You cover so much in this book. How did you break down the entire history of the Gulf?
I organized the chapters around natural characteristics—shells, rivers, fish, birds—and then used human subjects, like the artist Walter Anderson, and their stories to lend structure. But nature is the marrow and flesh of this book. The story that emerges is a bit of both nature writing and historical narrative—there are descriptions of mangroves and coastal marshes, birds migrating, and the beach and where it came from.
There’s also a whole chapter (“The Wild Fish That Tamed the Coast”) devoted to the history of anglers—and especially those chasing tarpon. Why was that fish so important to the area?
You can ask anyone who has ever caught a tarpon; it’s a glorious fighting fish. But back in the 1800s, people couldn’t figure out how to catch them at first. They would harpoon it and let the fish drag a skiff around until it tired itself out. But then this New York architect came down and hooked the first tarpon in 1885. Then others figured out how to do it, and word got out.
Before then, many of the Gulf’s cities and towns we know today didn’t even exist. When the sport fishing industry set on fire, people were coming from all over to catch tarpon, so a tourist industry grew. Everything was named “Tarpon Bay” or “tarpon” whatever—every boat and skiff, inn, restaurant, and bar and grill. East-Coasters went to Florida to fish, Midwesterners went to Texas, and for some reason there were a lot of tarpon fishers from Kentucky. Women loved the sport, too. Thomas Edison and his wife, Mina, had a house in Fort Myers, Florida, and she was as much of a tarpon fanatic as he was. She would write letters home to friends about how tarpon that got away were the “sauciest things.” There were all sorts of surprises like that—I loved writing that chapter.
Give us a tour through some of your favorite places on the Gulf.
Padre Island, Texas, is a national seashore and is just stunning. If you don’t have a spiritual experience visiting Padre Island, there’s something wrong with you. It’s magical. There are these beautiful, colorful dunes along the shore and then you look west and it’s prairies.
In Louisiana, Avery Island is a great place to go. It’s the home of Tabasco as well as a bird sanctuary.
Around the coast, in Mississippi, visit the Walter Anderson Museum. He is really considered the artist of the Gulf of Mexico. He lived most of his time on Horn Island and kept these wonderful island logs that are beautifully written and illustrated.
When you’re driving along the coastal byways, you see both the old South and the new South. Mobile, Alabama, is an old city that still has that antebellum feel to it. It’s quite beautiful with marshes around Mobile Bay.
The beaches along the Florida panhandle are sugar sand beaches, and I think they are the best in the world. There’s that emerald-colored water like a gemstone itself. What a lot of people don’t realize is that those beaches are really the Appalachian Mountains. That sugar sand is eroded quartz, so when you walk on the beach, you walk on the mountains.

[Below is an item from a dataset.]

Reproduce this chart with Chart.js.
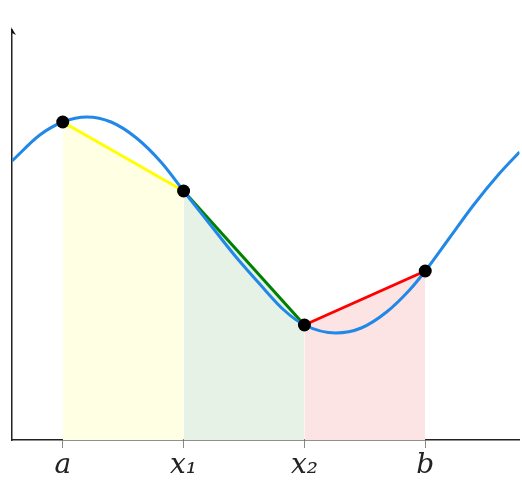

Highway 98 is the miracle strip because almost the entire way, you have a view of the Gulf. Port St. Joe, Florida, has an outstanding state park to camp in. If you’re a kayaker, you can take your kayak along the barrier islands there. And then Cedar Key is a charming place that has become so successful with aquaculture they call it “Clamelot.” Cedar Key is ‘Old Florida’ and has done a wonderful job preserving its character.
What do you hope readers take away from your writing?
I hope it encourages Americans to reconnect with the Gulf by reminding them that we have this marvelous sea in our backyard. It’s shaped our history, and it is more than an oil pump and pretty beaches. We have taken a lot from it, and that’s okay, but to continue doing that, we have to continue to take care of its estuaries, rivers, and diversity of life. This is really America’s sea, so I think we have a responsibility to be good stewards of the water that has given so much to us.